The service company selected a 7-in. by 8 ½-in. single-piece slip-on bow-spring centralizer for its ability to provide a larger flow bypass area than rigid centralizers, its exceptional standoff capabilities, the absence of starting and running force requirements in the desired hole size and its ability to pass through tight spots in the open hole without affecting standoff. Per the operator’s request, two types of standoff models were run with this single-piece centralizer program at a spacing of two centralizers per joint. The first model evaluated standoff and side forces with displacement fluid inside the casing and cement in the annulus. This type of model resulted in an optimistic 96% standoff between centralizers and 97% at each centralizer.

The second model evaluated the same centralizer program with cement inside the casing and mud in the annulus; since cement is typically heavier than the mud it is displacing, this model assumes a higher load on the centralizers than the first model. Even with this worstcase scenario, standoff was calculated to be 93% between centralizers and 94% at each centralizer— well above the 75% minimum requirement. When running this configuration of centralizers, the operator reached the bottom on the first attempt, mitigated risk of differential sticking and improved zonal isolation in the cemented section for subsequent perforation and completion operations.

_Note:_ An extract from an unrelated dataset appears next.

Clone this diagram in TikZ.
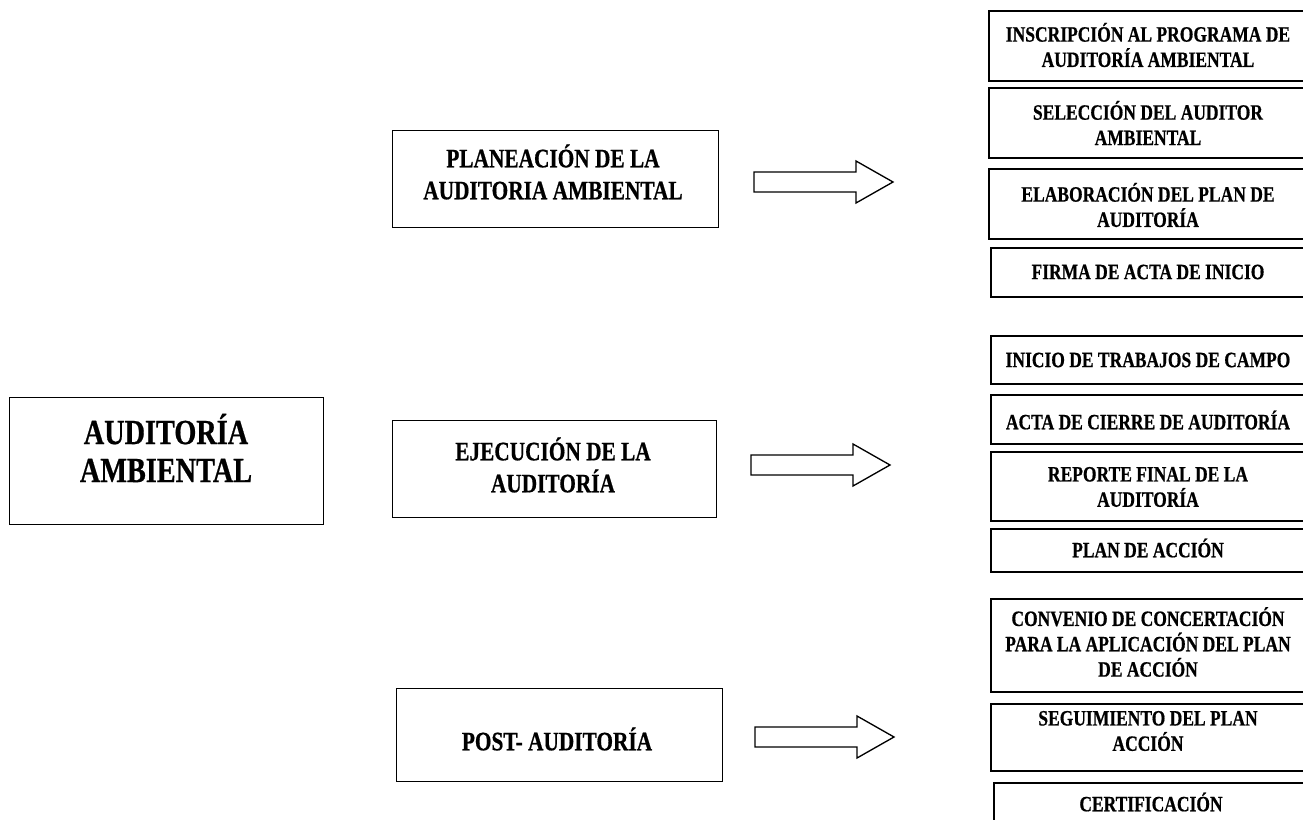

Without proper centralization and spacing, cement cannot flow completely around the outside of the casing, and without a complete cement sheath, gas and fluid migration can severely compromise well integrity. While the basic concept of centralization has remained the same for a century, modern technology can optimize centralizer selection and spacing to improve efficiency. Benefits of this type of optimization include reducing running and drag forces, which makes it easier to reach bottom, and increasing standoff for a better cement job.